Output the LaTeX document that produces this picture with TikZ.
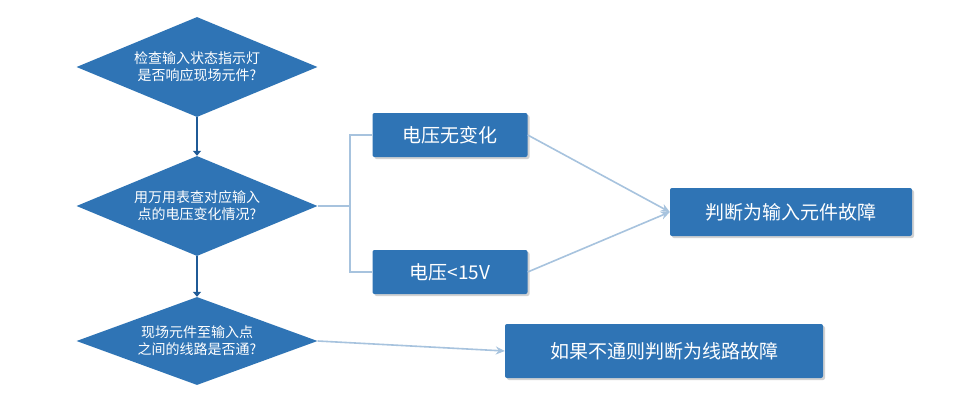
\documentclass[tikz,border=0pt]{standalone}
\usepackage{fontspec}
\setmainfont{Noto Sans CJK SC}
\usepackage{tikz}
\usetikzlibrary{shapes,arrows.meta,positioning,shadows}
\definecolor{boxblue}{HTML}{2F74B5}
\definecolor{linkblue}{HTML}{A7C3DE}
\definecolor{stepblue}{HTML}{1F5A96}
\tikzstyle{check}=[diamond,aspect=2.4,fill=boxblue,text=white,inner sep=1pt,minimum width=241pt,minimum height=100pt,align=center,font=\fontsize{14}{17}\selectfont]
\tikzstyle{result}=[rectangle,rounded corners=2pt,fill=boxblue,text=white,align=center,drop shadow={opacity=0.35,shadow xshift=2pt,shadow yshift=-2pt},font=\fontsize{19}{22}\selectfont]
\tikzstyle{steppath}=[draw=stepblue,line width=2.5pt,-{Triangle[length=5pt,width=8pt]}]
\tikzstyle{linkpath}=[draw=linkblue,line width=1.6pt]
\tikzstyle{linkarrow}=[linkpath,-{Stealth[length=9pt,width=8pt]}]
\begin{document}
\begin{tikzpicture}[x=1pt,y=-1pt]
		\useasboundingbox[fill=white] (0,0) rectangle (970,418);
		% checks
		\node[check] (q1) at (197,67) {检查输入状态指示灯\\是否响应现场元件?};
		\node[check] (q2) at (197,206) {用万用表查对应输入\\点的电压变化情况?};
		\node[check,minimum height=88pt] (q3) at (197,341) {现场元件至输入点\\之间的线路是否通?};

		% results
		\node[result,minimum width=155pt,minimum height=44pt] (nochg) at (450,135) {电压无变化};
		\node[result,minimum width=155pt,minimum height=44pt] (low) at (450,272) {电压<15V};
		\node[result,minimum width=242pt,minimum height=48pt] (fault) at (791,212) {判断为输入元件故障};
		\node[result,minimum width=318pt,minimum height=54pt] (line) at (664,351) {如果不通则判断为线路故障};

		\coordinate (fork) at (350,206);

		\draw[steppath] (q1) -- (q2);
		\draw[steppath] (q2) -- (q3);

		\draw[linkpath] (q2.east) -- (fork);
		\draw[linkpath] (nochg.west) -| (fork) |- (low.west);
		\draw[linkarrow] (nochg.east) -- (fault.west);
		\draw[linkarrow] (low.east) -- (fault.west);
		\draw[linkarrow] (q3.east) -- (line.west);
	\end{tikzpicture}
\end{document}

### The request
Repeat the listing in full and exactly. Leave any pictures out.

### Response
Output the LaTeX document that produces this picture with TikZ.
\documentclass[tikz,border=0pt]{standalone}
\usepackage{fontspec}
\setmainfont{Noto Sans CJK SC}
\usepackage{tikz}
\usetikzlibrary{shapes,arrows.meta,positioning,shadows}
\definecolor{boxblue}{HTML}{2F74B5}
\definecolor{linkblue}{HTML}{A7C3DE}
\definecolor{stepblue}{HTML}{1F5A96}
\tikzstyle{check}=[diamond,aspect=2.4,fill=boxblue,text=white,inner sep=1pt,minimum width=241pt,minimum height=100pt,align=center,font=\fontsize{14}{17}\selectfont]
\tikzstyle{result}=[rectangle,rounded corners=2pt,fill=boxblue,text=white,align=center,drop shadow={opacity=0.35,shadow xshift=2pt,shadow yshift=-2pt},font=\fontsize{19}{22}\selectfont]
\tikzstyle{steppath}=[draw=stepblue,line width=2.5pt,-{Triangle[length=5pt,width=8pt]}]
\tikzstyle{linkpath}=[draw=linkblue,line width=1.6pt]
\tikzstyle{linkarrow}=[linkpath,-{Stealth[length=9pt,width=8pt]}]
\begin{document}
\begin{tikzpicture}[x=1pt,y=-1pt]
		\useasboundingbox[fill=white] (0,0) rectangle (970,418);
		% checks
		\node[check] (q1) at (197,67) {检查输入状态指示灯\\是否响应现场元件?};
		\node[check] (q2) at (197,206) {用万用表查对应输入\\点的电压变化情况?};
		\node[check,minimum height=88pt] (q3) at (197,341) {现场元件至输入点\\之间的线路是否通?};

		% results
		\node[result,minimum width=155pt,minimum height=44pt] (nochg) at (450,135) {电压无变化};
		\node[result,minimum width=155pt,minimum height=44pt] (low) at (450,272) {电压<15V};
		\node[result,minimum width=242pt,minimum height=48pt] (fault) at (791,212) {判断为输入元件故障};
		\node[result,minimum width=318pt,minimum height=54pt] (line) at (664,351) {如果不通则判断为线路故障};

		\coordinate (fork) at (350,206);

		\draw[steppath] (q1) -- (q2);
		\draw[steppath] (q2) -- (q3);

		\draw[linkpath] (q2.east) -- (fork);
		\draw[linkpath] (nochg.west) -| (fork) |- (low.west);
		\draw[linkarrow] (nochg.east) -- (fault.west);
		\draw[linkarrow] (low.east) -- (fault.west);
		\draw[linkarrow] (q3.east) -- (line.west);
	\end{tikzpicture}
\end{document}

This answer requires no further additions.